Yanlış anlaşılmasın; biz uygulanacak herhangi bir paketin hemen sonuç vereceğini savunmuyoruz. Tüm paketlerin durgunluğu engellemesi zaman alacaktır. Ama önemli olan, krizi önemsemek ve gerekli önlemleri yürürlüğe koymaktır. Başbakan krizin derinleşmemesi için güven sağlaması gerek. Bunun için de en başta yapması gereken sorunu önemsediği izlenimini vermektir.

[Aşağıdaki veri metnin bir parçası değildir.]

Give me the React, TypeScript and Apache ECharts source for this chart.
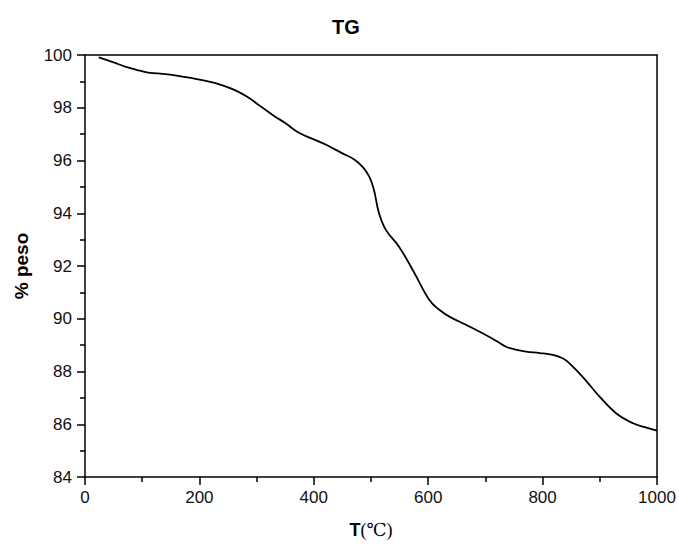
import React, { useEffect, useRef } from "react";
import * as echarts from "echarts";

// Temperature (°C) and remaining mass (%) of the TG curve
const temperature = [
  24, 50, 70, 90, 108, 128, 160, 187, 215, 239, 262, 285, 304, 330, 350, 374, 400,
  425, 450, 470, 485, 497, 505, 514, 526, 549, 573, 602, 620, 637, 665, 695, 720,
  736, 755, 771, 795, 818, 835, 847, 870, 900, 929, 958, 980, 1000,
];
const massPercent = [
  99.91, 99.72, 99.56, 99.44, 99.34, 99.3, 99.22, 99.12, 99.0, 98.86, 98.67, 98.4,
  98.1, 97.7, 97.42, 97.05, 96.8, 96.56, 96.27, 96.05, 95.77, 95.39, 94.9, 94.0,
  93.37, 92.73, 91.85, 90.71, 90.33, 90.08, 89.78, 89.45, 89.15, 88.94, 88.82,
  88.75, 88.7, 88.63, 88.5, 88.31, 87.8, 87.04, 86.41, 86.04, 85.88, 85.76,
];

const xTicks = { min: 0, max: 1000, interval: 200 };
const yTicks = { min: 84, max: 100, interval: 2 };

export default function App() {
  const ref = useRef<HTMLDivElement>(null);

  useEffect(() => {
    if (!ref.current) return;
    const chart = echarts.init(ref.current, null, { renderer: "svg" });
    const labelFont = "'Liberation Sans', Arial, sans-serif";
    const axisLine = { show: true, onZero: false, lineStyle: { color: "#000", width: 1.5 } };
    const majorTick = { show: true, inside: false, length: 8, lineStyle: { color: "#000", width: 1.5 } };
    const minorTick = { show: true, splitNumber: 2, length: 5, lineStyle: { color: "#000", width: 1.5 } };

    chart.setOption({
      animation: false,
      backgroundColor: "#fff",
      title: {
        text: "TG",
        left: 341,
        top: 12,
        textAlign: "center",
        textStyle: { fontFamily: labelFont, fontWeight: "bold", fontSize: 20, color: "#000" },
      },
      grid: { left: 85, right: 22, top: 55, bottom: 66, containLabel: false },
      xAxis: [
        {
          type: "value",
          ...xTicks,
          position: "bottom",
          axisLine,
          axisTick: majorTick,
          minorTick,
          splitLine: { show: false },
          axisLabel: {
            color: "#111",
            fontSize: 17,
            fontFamily: labelFont,
            margin: 12,
            formatter: (v: number) => String(v),
          },
          name: "{b|T}{s|(℃)}",
          nameLocation: "middle",
          nameGap: 44,
          nameTextStyle: {
            rich: {
              b: { fontFamily: labelFont, fontWeight: "bold", fontSize: 18, color: "#000" },
              s: { fontFamily: "'Liberation Serif', 'DejaVu Serif', serif", fontSize: 18, color: "#000" },
            },
          },
        },
        {
          type: "value",
          ...xTicks,
          position: "top",
          axisLine,
          axisTick: { show: false },
          axisLabel: { show: false },
          splitLine: { show: false },
        },
      ],
      yAxis: [
        {
          type: "value",
          ...yTicks,
          position: "left",
          axisLine,
          axisTick: majorTick,
          minorTick,
          splitLine: { show: false },
          axisLabel: { color: "#111", fontSize: 17, fontFamily: labelFont, margin: 13 },
          name: "% peso",
          nameLocation: "middle",
          nameGap: 54,
          nameRotate: 90,
          nameTextStyle: { fontFamily: labelFont, fontWeight: "bold", fontSize: 19, color: "#000" },
        },
        {
          type: "value",
          ...yTicks,
          position: "right",
          axisLine,
          axisTick: { show: false },
          axisLabel: { show: false },
          splitLine: { show: false },
        },
      ],
      series: [
        {
          type: "line",
          data: temperature.map((t, i) => [t, massPercent[i]]),
          smooth: 0.4,
          showSymbol: false,
          lineStyle: { color: "#000", width: 1.8 },
        },
      ],
    });

    return () => chart.dispose();
  }, []);

  return (
    <div
      ref={ref}
      style={{ position: "fixed", left: 0, top: 0, width: 679, height: 544 }}
    />
  );
}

Bu hafta başında açıklanan işsizlik verileri beklenen bir şey olmasına rağmen, bir hayli endişe uyandırdı. Aralık ayı sanayi üretim endeksinden zaten işsizliğin boyutu anlaşılmıştı. Son 4 aylık sanayi verilerinin gelişme trendine baktığımızda işsizliğin daha da büyüyeceği görülüyor. Çünkü önceleri ücretsiz izin veren kuruluşlar, kısa vadede düzelmenin olmadığını görünce şimdi işçi çıkarmaya başladı.

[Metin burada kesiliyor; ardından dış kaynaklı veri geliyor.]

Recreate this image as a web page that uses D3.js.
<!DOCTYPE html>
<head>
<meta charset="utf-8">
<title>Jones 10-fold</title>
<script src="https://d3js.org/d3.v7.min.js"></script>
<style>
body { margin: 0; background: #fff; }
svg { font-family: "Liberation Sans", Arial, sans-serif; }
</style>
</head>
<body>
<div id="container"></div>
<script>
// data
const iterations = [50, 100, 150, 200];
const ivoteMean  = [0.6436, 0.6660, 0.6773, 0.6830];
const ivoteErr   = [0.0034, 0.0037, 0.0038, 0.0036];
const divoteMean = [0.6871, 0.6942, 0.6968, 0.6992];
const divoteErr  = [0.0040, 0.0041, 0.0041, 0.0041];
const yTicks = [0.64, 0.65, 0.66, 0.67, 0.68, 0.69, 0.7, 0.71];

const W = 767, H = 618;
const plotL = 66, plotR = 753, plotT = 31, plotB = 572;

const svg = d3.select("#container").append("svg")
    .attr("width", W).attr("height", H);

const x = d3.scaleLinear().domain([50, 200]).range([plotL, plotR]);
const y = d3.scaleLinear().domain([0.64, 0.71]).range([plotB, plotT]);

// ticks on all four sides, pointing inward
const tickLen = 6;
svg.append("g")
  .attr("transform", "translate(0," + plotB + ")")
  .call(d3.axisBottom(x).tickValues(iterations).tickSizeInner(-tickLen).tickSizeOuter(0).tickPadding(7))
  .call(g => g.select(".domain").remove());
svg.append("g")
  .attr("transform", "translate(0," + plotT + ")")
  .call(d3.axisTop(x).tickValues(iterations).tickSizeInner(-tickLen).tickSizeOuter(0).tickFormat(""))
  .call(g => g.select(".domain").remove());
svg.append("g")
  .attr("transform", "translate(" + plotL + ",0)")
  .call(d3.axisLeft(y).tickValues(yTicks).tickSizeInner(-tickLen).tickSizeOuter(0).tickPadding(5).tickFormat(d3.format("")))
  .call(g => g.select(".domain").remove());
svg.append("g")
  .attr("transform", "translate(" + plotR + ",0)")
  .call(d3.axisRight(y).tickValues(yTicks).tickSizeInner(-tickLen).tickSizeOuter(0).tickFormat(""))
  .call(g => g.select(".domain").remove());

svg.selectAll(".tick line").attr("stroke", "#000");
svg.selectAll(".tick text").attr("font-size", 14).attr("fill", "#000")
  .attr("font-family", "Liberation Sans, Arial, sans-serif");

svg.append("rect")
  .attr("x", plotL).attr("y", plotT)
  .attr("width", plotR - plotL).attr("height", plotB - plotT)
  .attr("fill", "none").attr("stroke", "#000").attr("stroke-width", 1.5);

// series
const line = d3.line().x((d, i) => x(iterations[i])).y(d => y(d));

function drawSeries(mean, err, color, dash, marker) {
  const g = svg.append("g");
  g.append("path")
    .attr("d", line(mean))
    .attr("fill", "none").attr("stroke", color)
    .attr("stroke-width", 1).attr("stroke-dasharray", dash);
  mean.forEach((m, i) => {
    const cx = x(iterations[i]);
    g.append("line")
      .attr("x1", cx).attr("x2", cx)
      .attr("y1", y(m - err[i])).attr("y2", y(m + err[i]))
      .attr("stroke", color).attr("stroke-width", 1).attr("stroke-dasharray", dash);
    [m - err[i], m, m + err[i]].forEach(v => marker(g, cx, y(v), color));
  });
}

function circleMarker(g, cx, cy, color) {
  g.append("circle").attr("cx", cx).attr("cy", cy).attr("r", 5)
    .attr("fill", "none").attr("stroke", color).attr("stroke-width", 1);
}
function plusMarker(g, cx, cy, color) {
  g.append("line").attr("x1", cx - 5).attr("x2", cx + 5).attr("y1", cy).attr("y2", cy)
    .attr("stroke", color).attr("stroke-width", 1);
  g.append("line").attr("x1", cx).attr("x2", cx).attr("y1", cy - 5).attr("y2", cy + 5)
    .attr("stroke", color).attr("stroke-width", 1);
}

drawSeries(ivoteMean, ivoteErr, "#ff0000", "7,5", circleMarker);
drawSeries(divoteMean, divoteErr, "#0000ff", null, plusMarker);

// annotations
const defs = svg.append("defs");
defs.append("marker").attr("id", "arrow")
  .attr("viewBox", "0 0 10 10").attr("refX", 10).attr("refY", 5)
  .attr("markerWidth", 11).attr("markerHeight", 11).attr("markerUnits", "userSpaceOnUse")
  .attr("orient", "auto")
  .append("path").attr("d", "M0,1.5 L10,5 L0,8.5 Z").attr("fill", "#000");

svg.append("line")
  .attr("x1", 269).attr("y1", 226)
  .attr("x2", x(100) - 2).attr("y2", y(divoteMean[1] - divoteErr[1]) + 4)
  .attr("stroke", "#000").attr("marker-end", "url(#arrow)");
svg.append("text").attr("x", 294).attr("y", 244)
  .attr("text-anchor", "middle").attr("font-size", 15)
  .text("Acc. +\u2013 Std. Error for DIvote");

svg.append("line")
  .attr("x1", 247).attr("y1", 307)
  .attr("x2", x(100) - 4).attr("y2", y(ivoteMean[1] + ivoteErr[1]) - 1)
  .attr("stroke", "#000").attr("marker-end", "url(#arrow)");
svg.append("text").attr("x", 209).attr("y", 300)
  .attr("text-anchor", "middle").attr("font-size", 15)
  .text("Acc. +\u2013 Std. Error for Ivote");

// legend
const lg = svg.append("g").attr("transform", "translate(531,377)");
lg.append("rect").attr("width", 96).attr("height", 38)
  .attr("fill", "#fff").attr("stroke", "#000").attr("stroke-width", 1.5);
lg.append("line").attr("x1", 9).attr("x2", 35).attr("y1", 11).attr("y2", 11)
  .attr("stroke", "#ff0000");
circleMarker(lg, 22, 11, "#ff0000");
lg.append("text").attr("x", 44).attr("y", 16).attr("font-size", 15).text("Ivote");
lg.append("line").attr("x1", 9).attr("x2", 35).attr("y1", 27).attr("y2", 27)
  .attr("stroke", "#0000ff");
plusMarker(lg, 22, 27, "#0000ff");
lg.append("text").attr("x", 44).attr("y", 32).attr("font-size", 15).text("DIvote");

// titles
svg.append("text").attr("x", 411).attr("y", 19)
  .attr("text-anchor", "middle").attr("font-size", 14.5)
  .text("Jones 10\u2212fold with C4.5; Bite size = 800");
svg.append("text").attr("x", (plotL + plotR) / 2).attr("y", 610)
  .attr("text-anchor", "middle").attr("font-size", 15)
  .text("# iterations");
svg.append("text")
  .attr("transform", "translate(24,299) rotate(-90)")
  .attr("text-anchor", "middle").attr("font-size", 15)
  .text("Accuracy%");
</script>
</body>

Daha da artacağı görülüyor
Şu anda resmi işsiz sayısı 3 milyon kadar. Geçen yıla göre bu sayı 650 bin artmış. Yani 130 bin aile sıkıntıya girmiş durumda. Dünkü basında yaygın biçimde işsizlik analizleri yapıldı. Her 4 gençten birinin işsiz olması gerçekten ürkütücü. Daha önce işi olup da işsiz kalanların yüzde 16’sı inşaat kesiminden, yüzde 22’si sanayiden, yüzde 40’ı da hizmet kesiminden. İnşaat kesiminde işsiz sayısı bundan sonra sınırlı olarak artacaktır. Ama sanayi kesiminde işsiz sayısının daha da artacağı görülüyor.
Başbakan ve ekonomi yönetimi 2007 seçimleri öncesinde yoksulluğun ve açlığın iktidarları döneminde ne denli azaldığına dair grafikleri akademisyenlere dağıtıyordu. Biz o zaman bile itiraz ediyorduk. Şimdi soralım, şu anda yoksulluk verileri ne âlemde? Ülkede açlık artmakta mı, azalmakta mı?
Kömürle de çamaşır makinesiyle de karın doymaz. Bunlarla ne yoksulluk azalır, ne de açlık. Son bir hatırlatma daha yapalım; Diyarbakır’ın sokaklarında polise taş atan çocukların babası işsiz olmayanı çok az. Türkiye’de sağa sola efelik yapan insan çok bulunur. Ama biz ülkemize yoksulluğu ve işsizliği kaldıracak bir lider arıyoruz. O da kolay bulunmuyor!